Similarly, the exhibition’s slightly desiccated themes do not mean that the individual works do not merit attention. Particularly enjoyable is Zhou Tiehai’s allegory Will/We Must (1996), a silent black-and-white video in the manner of a 1920s revolutionary film about the efforts of young Chinese artists to reach a wider art world, neatly satirizing not only its format but also the conflicting aspirations of the art community and the proprietorial urges of intruding Western curators. The work’s final scene places the group aboard a stormy Raft of Medusa, unable to go forward or back, closing with the valedictory text, “Farewell Art.”
A nice touch is a bookshelf running around the entirety of the display—some of the volumes that face out on this shelf are directly connected to nearby works, others are more generally associated with the exhibition’s theme. Again, their diversity does lead one to wonder if the show is really more than a series of disconnected musings, but the arrangement piques interest, and, as immediate perusal was difficult, I will be tracking down a couple for future reading. Less well judged is a stylish, five-color illustrated brochure given to each and every visitor in place of that boring old stalwart, the wall caption. Why a struggling nonprofit should display such needless largesse is beyond me, but this lack of financial vigilance is hardly exclusive to AAA.
There is much talk of AAA relocating to the grander surroundings of the Central Police Station—scheduled to reopen as a heritage and arts hub in 2016—having previously “expressed an interest” in leading the new center’s cultural programming.
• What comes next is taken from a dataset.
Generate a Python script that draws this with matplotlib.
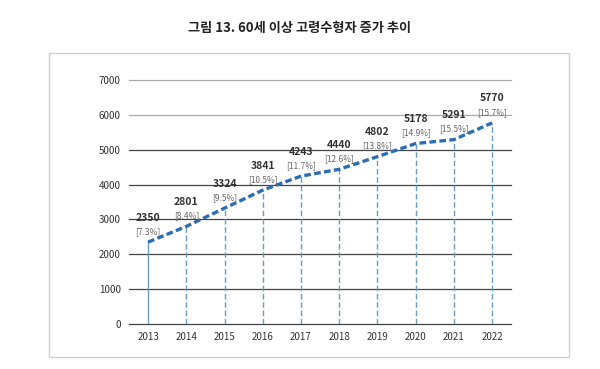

Such a move would give AAA welcome space to expand and refine its exhibition-making, as well as to ensure increased space for storage and study of its collections, allowing them to become a more truly accessible resource. Maybe this would be the ideal moment to ditch the off-putting “archive,” with its savor of academic forelock-tugging, from the organization’s name. Even if such a move risks alienating the more squeamish donor, perhaps the time has come to embrace the open and democratic implications of being a “library.” Such a name might attract the public funding that AAA deserves, and surely this is what this worthwhile organization should aspire to be—an art library for all the people of Hong Kong.
“Mapping Asia” runs from May 12–August 29 at Asia Art Archive, Hong Kong.
John Jervis is managing editor at ArtAsiaPacific.